The thinner red jumper on its own is one made with 28AWG Chinese silicone. Absolutely lovely for breadboard use.
Last but not least, I’d be remiss if I didn’t mention that Pomona sells its model 4691 banana to pin adapters. They come in a few sizes, the smallest being this, the 0.8mm. They have rounded points (more or less hemispherical), and they’re significantly tougher to insert than the aforementioned torpedo-shaped HD pins. The 4691’s shaft is bendy, so you don’t have to have your fat banana cable’s weight dangling from the breadboard. But honestly, I never use them.
I much prefer my homemade leads made with Chinese silicone with crimped male DuPont pins on one end and a soldered Stäubli or Hirschmann banana plug (for permanent installation) or a screw-mount Pomona 1825 or spring-loaded WAGO 215 banana plug (for temporary cables) on the other end.

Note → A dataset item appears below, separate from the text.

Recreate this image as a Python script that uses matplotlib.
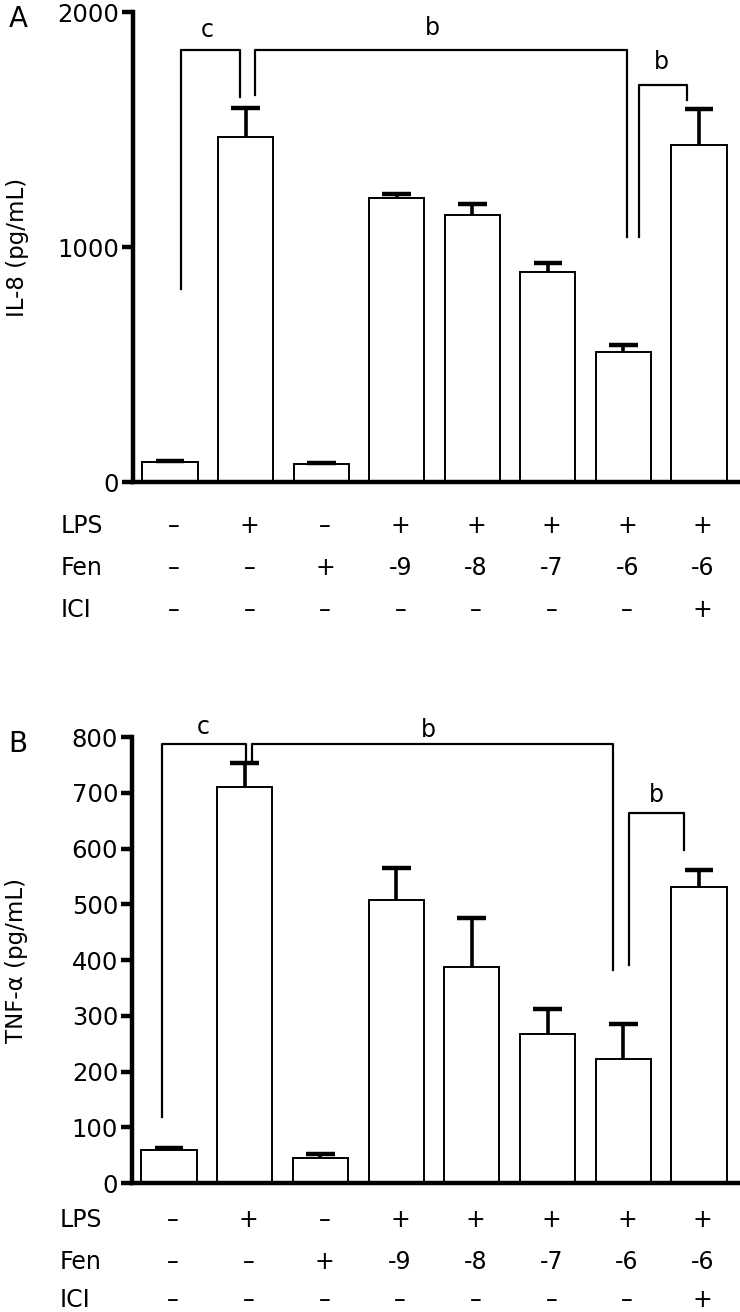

I’ve also experimented with making jumpers with TE MQS contacts. The housings are 0.1” pitch multi-pin automotive monsters, but using heat shrink does work. The pins are 0.025” square just like DuPont. As automotive connectors, they’re very robust: the male contacts are actually a solid pin (like a PCB header) welded onto the crimp terminal. The female ones are luxurious to insert onto a pin. The downside is that they’re a bit fatter than DuPont contacts, so by the time you’ve put heat shrink onto them, you’re just a bit above 0.1”, so you can’t line them up on adjacent rows. 2 or 3 will work, but beyond that it gets tight real fast.
I just tested the Test Leads, and they seem to both fit in the holes next to one another (it’s a snug fit). The molded strain relief is flexible, which helps out a lot.
The real problem begins when you need more than 2, or when other components or plugs are adjacent. (It’s not uncommon for me to have 4 or more DuPont pin cables going off the breadboard: 2 or 3 for power supply, then 2 for a voltage or current measurement, sometimes more to a second or third meter.) DuPont pins in DuPont housings are designed to fit within the 0.1” pitch and can be lined up in any number.
As you can probably tell, I’m quite the connector junkie, and put a lot of thought and care into my test leads, so I absolutely understand your motivation for wanting to make these leads. But I do think a bit more thought needs to go into the design, because I don’t feel your design quite yells “I really understand the use cases and constraints”.